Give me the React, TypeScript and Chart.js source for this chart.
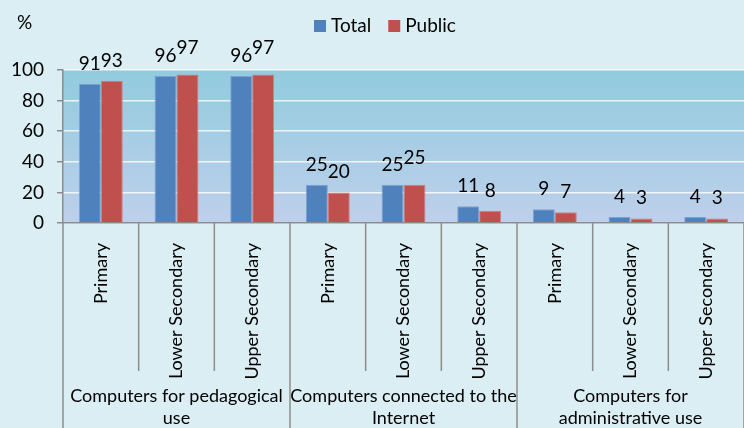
import React, { useEffect, useRef } from "react";
import { Chart, registerables } from "chart.js";

Chart.register(...registerables);

const levelLabels = [
  "Primary", "Lower Secondary", "Upper Secondary",
  "Primary", "Lower Secondary", "Upper Secondary",
  "Primary", "Lower Secondary", "Upper Secondary",
];
const groupLabels = [
  ["Computers for pedagogical", "use"],
  ["Computers connected to the", "Internet"],
  ["Computers for", "administrative use"],
];
const seriesNames = ["Total", "Public"];
const totalValues = [91, 96, 96, 25, 25, 11, 9, 4, 4];
const publicValues = [93, 97, 97, 20, 25, 8, 7, 3, 3];
const yMin = 0;
const yMax = 100;
const yStep = 20;
const unitLabel = "%";

const FONT = "Lato";
const BG = "#DBEEF4";
const AXIS = "#8C8C8C";
const COLORS = ["#4F81BD", "#C0504D"];
const BORDERS = ["#7EA2CF", "#D27D7B"];

const decorPlugin = {
  id: "decor",
  beforeDraw(chart: any) {
    const { ctx, chartArea } = chart;
    ctx.save();
    ctx.fillStyle = BG;
    ctx.fillRect(0, 0, chart.width, chart.height);
    const g = ctx.createLinearGradient(0, chartArea.top, 0, chartArea.bottom);
    g.addColorStop(0, "#92CBDE");
    g.addColorStop(1, "#BED0EB");
    ctx.fillStyle = g;
    ctx.fillRect(chartArea.left, chartArea.top, chartArea.right - chartArea.left, chartArea.bottom - chartArea.top);
    ctx.restore();
  },
  afterDatasetsDraw(chart: any) {
    const { ctx } = chart;
    ctx.save();
    ctx.font = `19px ${FONT}`;
    ctx.fillStyle = "#000";
    ctx.textAlign = "center";
    ctx.textBaseline = "alphabetic";
    const m0 = chart.getDatasetMeta(0);
    const m1 = chart.getDatasetMeta(1);
    const d0 = chart.data.datasets[0].data;
    const d1 = chart.data.datasets[1].data;
    for (let i = 0; i < m0.data.length; i++) {
      const b0 = m0.data[i];
      const b1 = m1.data[i];
      const t0 = String(d0[i]);
      const t1 = String(d1[i]);
      const y0 = b0.y - 14;
      let y1 = b1.y - 14;
      const w0 = ctx.measureText(t0);
      const w1 = ctx.measureText(t1);
      const r0 = b0.x + w0.actualBoundingBoxRight;
      const l1 = b1.x - w1.actualBoundingBoxLeft;
      if (l1 - r0 < 4 && Math.abs(b0.y - b1.y) < 2.5) y1 -= 7;
      ctx.fillText(t0, b0.x, y0);
      ctx.fillText(t1, b1.x, y1);
    }
    ctx.restore();
  },
  afterDraw(chart: any) {
    const { ctx } = chart;
    const xs = chart.scales.x;
    const n = levelLabels.length;
    const w = (xs.right - xs.left) / n;
    ctx.save();
    ctx.strokeStyle = AXIS;
    ctx.lineWidth = 1.5;
    for (let i = 0; i <= n; i++) {
      const x = xs.left + i * w;
      ctx.beginPath();
      ctx.moveTo(x, xs.top);
      ctx.lineTo(x, i % 3 === 0 ? chart.height : xs.top + 148);
      ctx.stroke();
    }
    ctx.fillStyle = "#000";
    ctx.font = `18px ${FONT}`;
    ctx.textAlign = "center";
    ctx.textBaseline = "middle";
    groupLabels.forEach((lines, g) => {
      const cx = xs.left + (g * 3 + 1.5) * w;
      lines.forEach((t, k) => ctx.fillText(t, cx, xs.top + 173 + k * 22));
    });
    // unit label
    ctx.textAlign = "left";
    ctx.font = `19px ${FONT}`;
    ctx.fillText(unitLabel, 17, 23);
    // legend
    let x = 314;
    chart.data.datasets.forEach((ds: any, k: number) => {
      ctx.fillStyle = COLORS[k];
      ctx.fillRect(x, 20, 12, 12);
      ctx.fillStyle = "#000";
      ctx.fillText(ds.label, x + 17, 26);
      x += 17 + ctx.measureText(ds.label).width + 17;
    });
    ctx.restore();
  },
};

export default function App() {
  const ref = useRef<HTMLCanvasElement>(null);
  useEffect(() => {
    if (!ref.current) return;
    const chart = new Chart(ref.current, {
      type: "bar",
      data: {
        labels: levelLabels,
        datasets: [
          { label: seriesNames[0], data: totalValues, backgroundColor: COLORS[0], borderColor: BORDERS[0], borderWidth: 1 },
          { label: seriesNames[1], data: publicValues, backgroundColor: COLORS[1], borderColor: BORDERS[1], borderWidth: 1 },
        ],
      },
      options: {
        responsive: false,
        devicePixelRatio: 1,
        animation: false,
        layout: { padding: { top: 70, right: -3, left: 0, bottom: 0 } },
        datasets: { bar: { categoryPercentage: 0.58, barPercentage: 1 } },
        plugins: { legend: { display: false }, tooltip: { enabled: false } },
        scales: {
          x: {
            ticks: {
              minRotation: 90, maxRotation: 90, autoSkip: false,
              font: { family: FONT, size: 18 }, color: "#000", padding: 12,
            },
            grid: { display: false },
            border: { display: true, color: AXIS, width: 1.5 },
            afterFit: (s: any) => { s.height = 205; },
          },
          y: {
            min: yMin, max: yMax,
            ticks: { stepSize: yStep, font: { family: FONT, size: 19 }, color: "#000", padding: 13 },
            grid: { color: "rgba(255,255,255,0.8)", lineWidth: 1.5, tickLength: 6, tickColor: AXIS, drawTicks: true },
            border: { display: true, color: AXIS, width: 1.5 },
            afterFit: (s: any) => { s.width = 63; },
          },
        },
      },
      plugins: [decorPlugin],
    });
    return () => chart.destroy();
  }, []);
  return (
    <div style={{ position: "absolute", left: 0, top: 0, width: 744, height: 428, background: BG }}>
      <canvas ref={ref} width={744} height={428} />
    </div>
  );
}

WHAT YOU WILL DO: Output a faithful copy of the data, with each picture left out.

IN RESPONSE:
Give me the React, TypeScript and Chart.js source for this chart.
import React, { useEffect, useRef } from "react";
import { Chart, registerables } from "chart.js";

Chart.register(...registerables);

const levelLabels = [
  "Primary", "Lower Secondary", "Upper Secondary",
  "Primary", "Lower Secondary", "Upper Secondary",
  "Primary", "Lower Secondary", "Upper Secondary",
];
const groupLabels = [
  ["Computers for pedagogical", "use"],
  ["Computers connected to the", "Internet"],
  ["Computers for", "administrative use"],
];
const seriesNames = ["Total", "Public"];
const totalValues = [91, 96, 96, 25, 25, 11, 9, 4, 4];
const publicValues = [93, 97, 97, 20, 25, 8, 7, 3, 3];
const yMin = 0;
const yMax = 100;
const yStep = 20;
const unitLabel = "%";

const FONT = "Lato";
const BG = "#DBEEF4";
const AXIS = "#8C8C8C";
const COLORS = ["#4F81BD", "#C0504D"];
const BORDERS = ["#7EA2CF", "#D27D7B"];

const decorPlugin = {
  id: "decor",
  beforeDraw(chart: any) {
    const { ctx, chartArea } = chart;
    ctx.save();
    ctx.fillStyle = BG;
    ctx.fillRect(0, 0, chart.width, chart.height);
    const g = ctx.createLinearGradient(0, chartArea.top, 0, chartArea.bottom);
    g.addColorStop(0, "#92CBDE");
    g.addColorStop(1, "#BED0EB");
    ctx.fillStyle = g;
    ctx.fillRect(chartArea.left, chartArea.top, chartArea.right - chartArea.left, chartArea.bottom - chartArea.top);
    ctx.restore();
  },
  afterDatasetsDraw(chart: any) {
    const { ctx } = chart;
    ctx.save();
    ctx.font = `19px ${FONT}`;
    ctx.fillStyle = "#000";
    ctx.textAlign = "center";
    ctx.textBaseline = "alphabetic";
    const m0 = chart.getDatasetMeta(0);
    const m1 = chart.getDatasetMeta(1);
    const d0 = chart.data.datasets[0].data;
    const d1 = chart.data.datasets[1].data;
    for (let i = 0; i < m0.data.length; i++) {
      const b0 = m0.data[i];
      const b1 = m1.data[i];
      const t0 = String(d0[i]);
      const t1 = String(d1[i]);
      const y0 = b0.y - 14;
      let y1 = b1.y - 14;
      const w0 = ctx.measureText(t0);
      const w1 = ctx.measureText(t1);
      const r0 = b0.x + w0.actualBoundingBoxRight;
      const l1 = b1.x - w1.actualBoundingBoxLeft;
      if (l1 - r0 < 4 && Math.abs(b0.y - b1.y) < 2.5) y1 -= 7;
      ctx.fillText(t0, b0.x, y0);
      ctx.fillText(t1, b1.x, y1);
    }
    ctx.restore();
  },
  afterDraw(chart: any) {
    const { ctx } = chart;
    const xs = chart.scales.x;
    const n = levelLabels.length;
    const w = (xs.right - xs.left) / n;
    ctx.save();
    ctx.strokeStyle = AXIS;
    ctx.lineWidth = 1.5;
    for (let i = 0; i <= n; i++) {
      const x = xs.left + i * w;
      ctx.beginPath();
      ctx.moveTo(x, xs.top);
      ctx.lineTo(x, i % 3 === 0 ? chart.height : xs.top + 148);
      ctx.stroke();
    }
    ctx.fillStyle = "#000";
    ctx.font = `18px ${FONT}`;
    ctx.textAlign = "center";
    ctx.textBaseline = "middle";
    groupLabels.forEach((lines, g) => {
      const cx = xs.left + (g * 3 + 1.5) * w;
      lines.forEach((t, k) => ctx.fillText(t, cx, xs.top + 173 + k * 22));
    });
    // unit label
    ctx.textAlign = "left";
    ctx.font = `19px ${FONT}`;
    ctx.fillText(unitLabel, 17, 23);
    // legend
    let x = 314;
    chart.data.datasets.forEach((ds: any, k: number) => {
      ctx.fillStyle = COLORS[k];
      ctx.fillRect(x, 20, 12, 12);
      ctx.fillStyle = "#000";
      ctx.fillText(ds.label, x + 17, 26);
      x += 17 + ctx.measureText(ds.label).width + 17;
    });
    ctx.restore();
  },
};

export default function App() {
  const ref = useRef<HTMLCanvasElement>(null);
  useEffect(() => {
    if (!ref.current) return;
    const chart = new Chart(ref.current, {
      type: "bar",
      data: {
        labels: levelLabels,
        datasets: [
          { label: seriesNames[0], data: totalValues, backgroundColor: COLORS[0], borderColor: BORDERS[0], borderWidth: 1 },
          { label: seriesNames[1], data: publicValues, backgroundColor: COLORS[1], borderColor: BORDERS[1], borderWidth: 1 },
        ],
      },
      options: {
        responsive: false,
        devicePixelRatio: 1,
        animation: false,
        layout: { padding: { top: 70, right: -3, left: 0, bottom: 0 } },
        datasets: { bar: { categoryPercentage: 0.58, barPercentage: 1 } },
        plugins: { legend: { display: false }, tooltip: { enabled: false } },
        scales: {
          x: {
            ticks: {
              minRotation: 90, maxRotation: 90, autoSkip: false,
              font: { family: FONT, size: 18 }, color: "#000", padding: 12,
            },
            grid: { display: false },
            border: { display: true, color: AXIS, width: 1.5 },
            afterFit: (s: any) => { s.height = 205; },
          },
          y: {
            min: yMin, max: yMax,
            ticks: { stepSize: yStep, font: { family: FONT, size: 19 }, color: "#000", padding: 13 },
            grid: { color: "rgba(255,255,255,0.8)", lineWidth: 1.5, tickLength: 6, tickColor: AXIS, drawTicks: true },
            border: { display: true, color: AXIS, width: 1.5 },
            afterFit: (s: any) => { s.width = 63; },
          },
        },
      },
      plugins: [decorPlugin],
    });
    return () => chart.destroy();
  }, []);
  return (
    <div style={{ position: "absolute", left: 0, top: 0, width: 744, height: 428, background: BG }}>
      <canvas ref={ref} width={744} height={428} />
    </div>
  );
}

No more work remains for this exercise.